**To be done:** Without the pictures, can you quote each line below exactly?

**Given data:**
-- Begin --
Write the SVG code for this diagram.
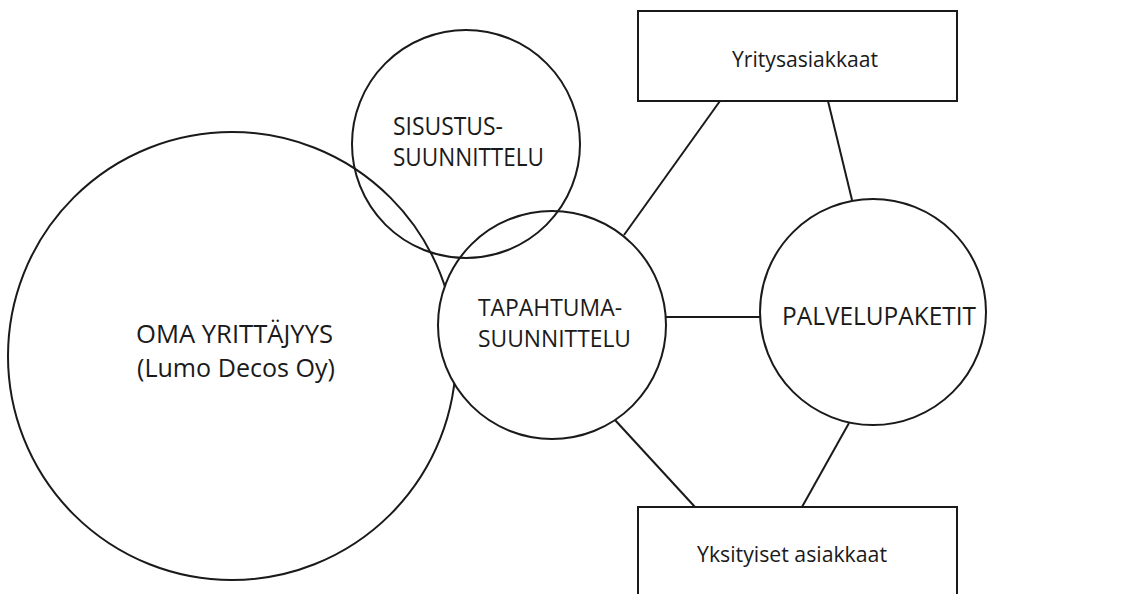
<svg xmlns="http://www.w3.org/2000/svg" width="1139" height="594" viewBox="0 0 1139 594">
<style>
.shape{fill:none;stroke:#1a1a1a;stroke-width:2}
.filled{fill:#ffffff;stroke:#1a1a1a;stroke-width:2}
.conn line{stroke:#1a1a1a;stroke-width:2}
text{font-family:"Open Sans","Noto Sans","Liberation Sans",sans-serif;fill:#1a1a1a}
.big{font-size:25px}
.mid{font-size:24px}
.box{font-size:22px}
</style>
<rect width="1139" height="594" fill="#ffffff"/>
<g id="oma-yrittajyys">
<circle class="shape" cx="232" cy="356" r="224"/>
<text class="big" x="136" y="343" textLength="197" lengthAdjust="spacingAndGlyphs">OMA YRITTÄJYYS</text>
<text class="big" x="137" y="377" textLength="198" lengthAdjust="spacingAndGlyphs">(Lumo Decos Oy)</text>
</g>
<g id="tapahtumasuunnittelu">
<circle class="filled" cx="552" cy="325" r="114"/>
<text class="mid" x="478" y="316" textLength="144" lengthAdjust="spacingAndGlyphs">TAPAHTUMA-</text>
<text class="mid" x="478" y="347" textLength="153" lengthAdjust="spacingAndGlyphs">SUUNNITTELU</text>
</g>
<g id="sisustussuunnittelu">
<circle class="shape" cx="466" cy="144" r="114"/>
<text class="big" x="393" y="135" textLength="110" lengthAdjust="spacingAndGlyphs">SISUSTUS-</text>
<text class="big" x="393" y="166" textLength="151" lengthAdjust="spacingAndGlyphs">SUUNNITTELU</text>
</g>
<g id="palvelupaketit">
<circle class="shape" cx="873" cy="312" r="113"/>
<text class="big" x="782" y="325" textLength="194" lengthAdjust="spacingAndGlyphs">PALVELUPAKETIT</text>
</g>
<g id="yritysasiakkaat">
<rect class="shape" x="638" y="11" width="319" height="90"/>
<text class="box" x="732" y="67" textLength="146" lengthAdjust="spacingAndGlyphs">Yritysasiakkaat</text>
</g>
<g id="yksityiset-asiakkaat">
<rect class="shape" x="638" y="507" width="319" height="100"/>
<text class="box" x="697" y="562" textLength="190" lengthAdjust="spacingAndGlyphs">Yksityiset asiakkaat</text>
</g>
<g id="connectors" class="conn">
<line x1="720" y1="101" x2="624" y2="235"/>
<line x1="828" y1="101" x2="852" y2="200"/>
<line x1="666" y1="317" x2="760" y2="317"/>
<line x1="615" y1="420" x2="695" y2="507"/>
<line x1="849" y1="423" x2="802" y2="507"/>
</g>
</svg>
-- End --
**Finished task:**
Write the SVG code for this diagram.
<svg xmlns="http://www.w3.org/2000/svg" width="1139" height="594" viewBox="0 0 1139 594">
<style>
.shape{fill:none;stroke:#1a1a1a;stroke-width:2}
.filled{fill:#ffffff;stroke:#1a1a1a;stroke-width:2}
.conn line{stroke:#1a1a1a;stroke-width:2}
text{font-family:"Open Sans","Noto Sans","Liberation Sans",sans-serif;fill:#1a1a1a}
.big{font-size:25px}
.mid{font-size:24px}
.box{font-size:22px}
</style>
<rect width="1139" height="594" fill="#ffffff"/>
<g id="oma-yrittajyys">
<circle class="shape" cx="232" cy="356" r="224"/>
<text class="big" x="136" y="343" textLength="197" lengthAdjust="spacingAndGlyphs">OMA YRITTÄJYYS</text>
<text class="big" x="137" y="377" textLength="198" lengthAdjust="spacingAndGlyphs">(Lumo Decos Oy)</text>
</g>
<g id="tapahtumasuunnittelu">
<circle class="filled" cx="552" cy="325" r="114"/>
<text class="mid" x="478" y="316" textLength="144" lengthAdjust="spacingAndGlyphs">TAPAHTUMA-</text>
<text class="mid" x="478" y="347" textLength="153" lengthAdjust="spacingAndGlyphs">SUUNNITTELU</text>
</g>
<g id="sisustussuunnittelu">
<circle class="shape" cx="466" cy="144" r="114"/>
<text class="big" x="393" y="135" textLength="110" lengthAdjust="spacingAndGlyphs">SISUSTUS-</text>
<text class="big" x="393" y="166" textLength="151" lengthAdjust="spacingAndGlyphs">SUUNNITTELU</text>
</g>
<g id="palvelupaketit">
<circle class="shape" cx="873" cy="312" r="113"/>
<text class="big" x="782" y="325" textLength="194" lengthAdjust="spacingAndGlyphs">PALVELUPAKETIT</text>
</g>
<g id="yritysasiakkaat">
<rect class="shape" x="638" y="11" width="319" height="90"/>
<text class="box" x="732" y="67" textLength="146" lengthAdjust="spacingAndGlyphs">Yritysasiakkaat</text>
</g>
<g id="yksityiset-asiakkaat">
<rect class="shape" x="638" y="507" width="319" height="100"/>
<text class="box" x="697" y="562" textLength="190" lengthAdjust="spacingAndGlyphs">Yksityiset asiakkaat</text>
</g>
<g id="connectors" class="conn">
<line x1="720" y1="101" x2="624" y2="235"/>
<line x1="828" y1="101" x2="852" y2="200"/>
<line x1="666" y1="317" x2="760" y2="317"/>
<line x1="615" y1="420" x2="695" y2="507"/>
<line x1="849" y1="423" x2="802" y2="507"/>
</g>
</svg>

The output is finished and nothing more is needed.